EVENT PREVIEW

Slotin Folk Art Auction’s Spring Masterpiece Sale

1,148 lots go on block starting at 10 a.m. April 30 and noon May 1 at Historic Buford Hall, 112 E. Shadburn Ave., Buford. Free. 770-532-1115, www.slotinfolkart.com.

Reaction has been mixed to last week's announcement that Folk Fest 2016 has been canceled and that the massive show and sale of self-taught art and other uncategorizable funky stuff is unlikely to return.

Presented annually every August in Atlanta for 22 years, Folk Fest arrived on a wave of popularity for art that was hand-made, often repurposed and soulful, a lot of it produced in geographically isolated parts of the Deep South. The 416-page bible of the genre, "Museum of American Folk Art Encyclopedia of Twentieth-Century American Folk Art and Artists," had just been published, and new collectors queued up at North Atlanta Trade Center in Norcross during opening night parties to meet newly famous makers and purchase their pieces. One hundred booths lined the long aisles, tempting guests with a riot of color, pattern and texture.
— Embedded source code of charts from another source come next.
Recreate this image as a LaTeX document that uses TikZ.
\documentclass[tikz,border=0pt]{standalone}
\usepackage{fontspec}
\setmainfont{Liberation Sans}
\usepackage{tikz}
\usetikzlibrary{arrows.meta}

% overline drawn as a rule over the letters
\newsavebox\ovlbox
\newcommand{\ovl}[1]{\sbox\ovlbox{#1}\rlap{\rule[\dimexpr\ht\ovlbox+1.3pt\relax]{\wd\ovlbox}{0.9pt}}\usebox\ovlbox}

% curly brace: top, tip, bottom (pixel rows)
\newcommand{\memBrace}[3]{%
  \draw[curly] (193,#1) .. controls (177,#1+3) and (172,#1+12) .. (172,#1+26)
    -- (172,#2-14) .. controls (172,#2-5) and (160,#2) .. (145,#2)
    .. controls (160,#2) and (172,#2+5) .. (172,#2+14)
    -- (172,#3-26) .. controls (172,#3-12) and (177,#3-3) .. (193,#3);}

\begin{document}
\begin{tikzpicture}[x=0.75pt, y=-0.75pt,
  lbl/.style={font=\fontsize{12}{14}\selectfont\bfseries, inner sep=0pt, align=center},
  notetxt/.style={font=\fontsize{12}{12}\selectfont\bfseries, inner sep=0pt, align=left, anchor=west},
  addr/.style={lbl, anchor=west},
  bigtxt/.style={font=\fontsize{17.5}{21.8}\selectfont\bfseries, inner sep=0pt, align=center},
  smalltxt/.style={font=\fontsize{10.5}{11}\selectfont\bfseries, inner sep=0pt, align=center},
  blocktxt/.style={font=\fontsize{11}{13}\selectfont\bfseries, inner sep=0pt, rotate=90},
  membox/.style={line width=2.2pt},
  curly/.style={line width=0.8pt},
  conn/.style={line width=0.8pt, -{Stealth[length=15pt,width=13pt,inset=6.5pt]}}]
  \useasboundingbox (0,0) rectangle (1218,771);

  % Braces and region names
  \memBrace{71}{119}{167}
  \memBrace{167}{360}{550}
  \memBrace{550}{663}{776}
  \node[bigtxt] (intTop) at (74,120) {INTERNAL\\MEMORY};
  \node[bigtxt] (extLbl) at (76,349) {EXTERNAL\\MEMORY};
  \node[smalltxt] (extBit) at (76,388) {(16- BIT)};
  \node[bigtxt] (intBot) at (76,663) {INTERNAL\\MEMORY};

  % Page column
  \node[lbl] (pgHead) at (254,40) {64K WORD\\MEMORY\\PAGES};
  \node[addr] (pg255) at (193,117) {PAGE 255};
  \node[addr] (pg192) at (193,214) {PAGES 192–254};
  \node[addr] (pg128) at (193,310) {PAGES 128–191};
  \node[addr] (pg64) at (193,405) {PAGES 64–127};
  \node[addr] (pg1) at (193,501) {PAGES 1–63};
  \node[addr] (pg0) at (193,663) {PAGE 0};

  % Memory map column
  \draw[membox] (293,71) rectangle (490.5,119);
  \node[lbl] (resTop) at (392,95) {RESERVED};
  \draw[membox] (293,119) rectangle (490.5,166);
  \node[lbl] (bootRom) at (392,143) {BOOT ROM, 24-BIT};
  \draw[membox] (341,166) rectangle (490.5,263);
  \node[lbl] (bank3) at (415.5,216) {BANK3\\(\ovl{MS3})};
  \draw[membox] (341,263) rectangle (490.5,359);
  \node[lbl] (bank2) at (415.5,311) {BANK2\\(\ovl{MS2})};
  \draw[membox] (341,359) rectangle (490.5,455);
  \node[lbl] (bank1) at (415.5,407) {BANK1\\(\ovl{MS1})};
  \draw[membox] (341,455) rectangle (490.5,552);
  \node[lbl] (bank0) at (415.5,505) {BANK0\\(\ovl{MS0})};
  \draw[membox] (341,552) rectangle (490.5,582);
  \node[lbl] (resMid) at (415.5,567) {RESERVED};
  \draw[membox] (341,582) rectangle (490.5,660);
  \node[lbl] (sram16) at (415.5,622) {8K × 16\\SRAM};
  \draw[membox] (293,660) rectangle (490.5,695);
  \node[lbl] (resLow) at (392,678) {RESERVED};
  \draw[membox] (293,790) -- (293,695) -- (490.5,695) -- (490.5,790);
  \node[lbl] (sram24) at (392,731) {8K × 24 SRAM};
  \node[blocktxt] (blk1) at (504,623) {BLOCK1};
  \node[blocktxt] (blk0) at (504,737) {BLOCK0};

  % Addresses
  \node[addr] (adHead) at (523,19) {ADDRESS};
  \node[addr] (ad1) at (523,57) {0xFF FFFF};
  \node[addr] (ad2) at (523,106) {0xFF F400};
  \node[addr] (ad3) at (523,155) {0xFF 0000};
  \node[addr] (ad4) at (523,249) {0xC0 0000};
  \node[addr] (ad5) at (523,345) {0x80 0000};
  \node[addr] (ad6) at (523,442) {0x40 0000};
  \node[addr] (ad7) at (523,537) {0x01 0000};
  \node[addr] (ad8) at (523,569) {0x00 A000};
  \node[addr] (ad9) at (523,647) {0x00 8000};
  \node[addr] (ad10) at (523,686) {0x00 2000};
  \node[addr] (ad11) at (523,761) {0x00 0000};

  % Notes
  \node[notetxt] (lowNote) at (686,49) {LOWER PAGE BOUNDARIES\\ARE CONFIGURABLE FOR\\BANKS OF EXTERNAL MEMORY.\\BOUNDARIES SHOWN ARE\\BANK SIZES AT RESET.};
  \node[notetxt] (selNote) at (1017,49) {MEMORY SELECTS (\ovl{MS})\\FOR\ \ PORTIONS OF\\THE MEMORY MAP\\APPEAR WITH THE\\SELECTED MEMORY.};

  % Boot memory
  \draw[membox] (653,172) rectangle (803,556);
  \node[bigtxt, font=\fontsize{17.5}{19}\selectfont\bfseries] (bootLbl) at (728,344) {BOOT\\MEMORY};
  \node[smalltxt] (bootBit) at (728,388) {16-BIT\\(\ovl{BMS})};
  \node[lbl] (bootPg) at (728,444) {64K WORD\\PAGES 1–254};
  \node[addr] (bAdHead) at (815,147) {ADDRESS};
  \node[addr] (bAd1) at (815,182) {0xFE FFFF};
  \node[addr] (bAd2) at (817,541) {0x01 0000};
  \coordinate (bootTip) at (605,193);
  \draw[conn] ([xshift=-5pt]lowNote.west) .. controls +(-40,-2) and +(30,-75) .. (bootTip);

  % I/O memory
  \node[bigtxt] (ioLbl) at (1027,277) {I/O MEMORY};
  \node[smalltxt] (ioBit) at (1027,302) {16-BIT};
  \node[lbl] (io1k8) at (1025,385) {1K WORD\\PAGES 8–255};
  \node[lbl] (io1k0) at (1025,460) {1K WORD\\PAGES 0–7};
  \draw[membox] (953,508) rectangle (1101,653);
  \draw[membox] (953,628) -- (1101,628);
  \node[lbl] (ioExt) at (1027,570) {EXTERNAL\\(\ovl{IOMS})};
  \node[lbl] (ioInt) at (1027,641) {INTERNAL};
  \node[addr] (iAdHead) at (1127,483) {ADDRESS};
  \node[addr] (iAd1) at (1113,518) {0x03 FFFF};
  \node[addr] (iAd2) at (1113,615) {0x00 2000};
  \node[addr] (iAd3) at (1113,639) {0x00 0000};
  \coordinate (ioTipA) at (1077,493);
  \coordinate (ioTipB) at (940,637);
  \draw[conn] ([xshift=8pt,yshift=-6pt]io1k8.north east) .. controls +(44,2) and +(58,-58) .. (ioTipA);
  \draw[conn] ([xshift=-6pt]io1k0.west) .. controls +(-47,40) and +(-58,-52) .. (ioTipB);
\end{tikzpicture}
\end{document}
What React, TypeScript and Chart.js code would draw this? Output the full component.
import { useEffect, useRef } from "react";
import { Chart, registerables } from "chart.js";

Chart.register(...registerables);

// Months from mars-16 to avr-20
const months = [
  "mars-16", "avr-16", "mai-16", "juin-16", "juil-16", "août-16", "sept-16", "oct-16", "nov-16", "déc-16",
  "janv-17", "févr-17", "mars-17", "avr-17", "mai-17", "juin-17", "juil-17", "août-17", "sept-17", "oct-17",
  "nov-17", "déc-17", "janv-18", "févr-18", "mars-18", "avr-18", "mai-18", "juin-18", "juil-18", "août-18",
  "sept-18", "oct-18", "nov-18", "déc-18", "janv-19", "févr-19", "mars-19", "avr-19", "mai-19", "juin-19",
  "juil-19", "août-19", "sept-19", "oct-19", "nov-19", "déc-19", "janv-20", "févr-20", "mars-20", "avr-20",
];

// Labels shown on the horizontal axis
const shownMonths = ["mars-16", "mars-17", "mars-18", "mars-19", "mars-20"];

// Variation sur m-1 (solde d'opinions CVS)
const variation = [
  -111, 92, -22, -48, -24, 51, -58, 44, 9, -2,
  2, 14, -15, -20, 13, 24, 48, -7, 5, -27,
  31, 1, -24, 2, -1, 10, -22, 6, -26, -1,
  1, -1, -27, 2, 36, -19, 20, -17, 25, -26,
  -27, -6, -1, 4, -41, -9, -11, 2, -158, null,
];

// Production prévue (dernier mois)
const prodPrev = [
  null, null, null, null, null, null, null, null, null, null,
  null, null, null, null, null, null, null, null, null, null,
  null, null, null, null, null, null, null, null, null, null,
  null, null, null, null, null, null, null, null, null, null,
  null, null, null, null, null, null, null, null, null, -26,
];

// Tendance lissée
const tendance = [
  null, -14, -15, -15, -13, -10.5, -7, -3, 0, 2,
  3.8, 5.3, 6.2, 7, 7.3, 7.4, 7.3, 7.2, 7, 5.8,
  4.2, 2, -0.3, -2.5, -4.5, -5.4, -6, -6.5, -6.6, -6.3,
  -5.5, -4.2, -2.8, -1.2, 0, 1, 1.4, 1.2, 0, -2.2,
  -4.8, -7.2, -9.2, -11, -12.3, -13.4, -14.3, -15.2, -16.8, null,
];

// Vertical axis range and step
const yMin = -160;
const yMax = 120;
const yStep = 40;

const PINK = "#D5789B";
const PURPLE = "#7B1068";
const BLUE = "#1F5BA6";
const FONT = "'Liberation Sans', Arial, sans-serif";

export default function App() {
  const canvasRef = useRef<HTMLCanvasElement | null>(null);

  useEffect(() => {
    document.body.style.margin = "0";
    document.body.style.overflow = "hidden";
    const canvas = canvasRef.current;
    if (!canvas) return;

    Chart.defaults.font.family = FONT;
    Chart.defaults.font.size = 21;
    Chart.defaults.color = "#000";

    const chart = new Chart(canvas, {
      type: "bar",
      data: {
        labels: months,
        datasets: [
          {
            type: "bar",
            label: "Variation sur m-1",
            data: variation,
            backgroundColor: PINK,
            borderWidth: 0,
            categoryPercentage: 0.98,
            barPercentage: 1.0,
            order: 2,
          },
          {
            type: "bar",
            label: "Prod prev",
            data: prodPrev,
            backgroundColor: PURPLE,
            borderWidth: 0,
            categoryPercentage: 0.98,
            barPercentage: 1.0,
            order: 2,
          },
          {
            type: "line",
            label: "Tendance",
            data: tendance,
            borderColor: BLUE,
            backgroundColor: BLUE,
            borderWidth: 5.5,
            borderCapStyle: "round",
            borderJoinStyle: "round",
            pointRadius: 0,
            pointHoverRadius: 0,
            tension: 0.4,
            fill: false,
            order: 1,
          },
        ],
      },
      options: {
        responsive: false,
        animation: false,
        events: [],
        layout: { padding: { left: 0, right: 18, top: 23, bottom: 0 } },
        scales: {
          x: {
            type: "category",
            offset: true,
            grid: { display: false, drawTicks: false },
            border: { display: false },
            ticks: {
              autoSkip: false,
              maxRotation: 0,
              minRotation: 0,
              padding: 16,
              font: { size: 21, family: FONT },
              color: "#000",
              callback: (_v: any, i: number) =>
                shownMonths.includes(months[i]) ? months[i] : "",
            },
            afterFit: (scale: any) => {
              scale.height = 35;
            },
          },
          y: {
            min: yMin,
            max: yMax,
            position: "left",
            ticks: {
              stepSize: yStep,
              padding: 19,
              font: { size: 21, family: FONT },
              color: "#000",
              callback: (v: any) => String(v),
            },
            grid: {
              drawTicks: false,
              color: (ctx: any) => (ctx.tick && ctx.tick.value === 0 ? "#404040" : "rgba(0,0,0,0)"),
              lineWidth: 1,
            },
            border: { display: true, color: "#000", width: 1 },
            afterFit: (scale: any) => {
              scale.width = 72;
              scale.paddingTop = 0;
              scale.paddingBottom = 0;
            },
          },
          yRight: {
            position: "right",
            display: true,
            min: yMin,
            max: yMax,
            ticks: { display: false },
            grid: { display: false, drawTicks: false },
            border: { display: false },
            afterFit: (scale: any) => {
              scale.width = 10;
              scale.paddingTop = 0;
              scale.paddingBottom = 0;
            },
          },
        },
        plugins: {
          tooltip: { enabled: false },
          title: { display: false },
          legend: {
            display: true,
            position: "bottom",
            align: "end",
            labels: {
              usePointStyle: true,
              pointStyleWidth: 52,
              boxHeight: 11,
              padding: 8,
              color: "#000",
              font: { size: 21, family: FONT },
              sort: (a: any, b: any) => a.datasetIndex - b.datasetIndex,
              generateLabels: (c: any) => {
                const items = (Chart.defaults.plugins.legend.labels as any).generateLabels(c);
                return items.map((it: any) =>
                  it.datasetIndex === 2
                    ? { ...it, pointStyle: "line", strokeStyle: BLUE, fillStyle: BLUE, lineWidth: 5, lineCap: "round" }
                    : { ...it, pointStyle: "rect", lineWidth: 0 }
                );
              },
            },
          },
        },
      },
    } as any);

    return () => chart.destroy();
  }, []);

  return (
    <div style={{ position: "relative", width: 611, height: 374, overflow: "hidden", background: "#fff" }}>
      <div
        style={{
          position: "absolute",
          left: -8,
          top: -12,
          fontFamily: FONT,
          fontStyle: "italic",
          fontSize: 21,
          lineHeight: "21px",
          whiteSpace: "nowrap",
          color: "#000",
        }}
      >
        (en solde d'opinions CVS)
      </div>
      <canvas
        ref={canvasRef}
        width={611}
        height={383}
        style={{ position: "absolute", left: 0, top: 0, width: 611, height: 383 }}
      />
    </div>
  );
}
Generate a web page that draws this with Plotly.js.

The end came more quietly, with some attendees and exhibitors expressing sadness and others greeting the announcement by Folk Fest founders Steve and Amy Slotin with a shrug. Those in the latter group suggested that the show had declined in quality over the past decade and, in the view of the most critical, had jumped the shark.

Annual attendance had been a bit down, from 12,000 pre-recession to 10,000, and Folk Fest had long since drifted from being driven by dealers and gallery owners offering a wider array to featuring a sea of single-artist booths, like more garden-variety festivals.

“So many dealers have bailed in the last few years it seemed inevitable,” Decatur collector Jack Regan, a Realtor, posted on Facebook.

"It's time," wrote one of the dealers who, indeed, beat a retreat several years ago, Barbara Archer.

The Slotins cited upcoming changes at North Atlanta Trade Center, where operator Dave Work is losing his lease at the end of April after 25 years, as the main reason for the cancellation. The 180,000-square-foot facility stands to be converted into a rental truck fleet maintenance facility, pending rezoning.

But the Slotins, who orchestrate highly profitable twice-yearly folk art auctions at Historic Buford Hall in Buford that draw bidders from across the country, also seemed ready to turn the page.

“In 1994, we envisioned Folk Fest as an institution to help make the Southeast a hub for self-taught art,” Steve Slotin said. “Twenty-three years later, there are only a handful of the original (‘Folk Art Encyclopedia’) artists still with us, and the same can be said for galleries and dealers promoting this field.

“What we set out to do has been accomplished,” Slotin added. “Southern collectors are recognizing and buying the art from their region.”

Collectors such as Lynne Browne of Highlands, N.C., applauded the Slotins for helping popularize folk art, even as she acknowledged that Folk Fest had become “uneven.” Still, she called its end “bad news for our field.”

Rising artist Larry Ledford of Lula posted on Facebook, “So sad to see it go. Lots of great exposure.”

But others such as Archer criticized the Slotins for not asserting curatorial control, accepting all comers as long as they could pony up a booth fee that for many years started at $900. Increasingly in recent years, individual artists who couldn’t pay the freight received discounts, maintaining a critical mass of exhibitors but aggravating longtime dealers.

Archer said the work most of the individual artists displayed wasn’t nearly in a league with members of what might be termed the Greatest Generation of folk artists, including Howard Finster of Georgia and Alabama’s Jimmy Lee Sudduth.

“Unfortunately for the field of folk art, (Steve) Slotin never held any standards, which in my opinion, greatly contributed to the demise of quality in a field that has always had loose definitions and parameters,” said Archer, who closed her Inman Park gallery in 2013 and moved her base to Savannah. “For dealers of serious material, it became more and more difficult to explain to those who didn’t understand the difference, why a folk art master’s work had more value than a piece of faux folk art.”

The co-owner of one of Folk Fest's longest-running galleries, Robin Blan of Dawsonville's Around Back at Rocky's Place, called the event's end "bittersweet."

Said Blan: “What we’ll miss is that energy, all the art under one roof, all the artist interaction. And we’ll miss seeing old friends, (customers) who came in from California or Maryland. We always had a good time even though we ended up exhausted. It’s just that energy that we’ll miss.”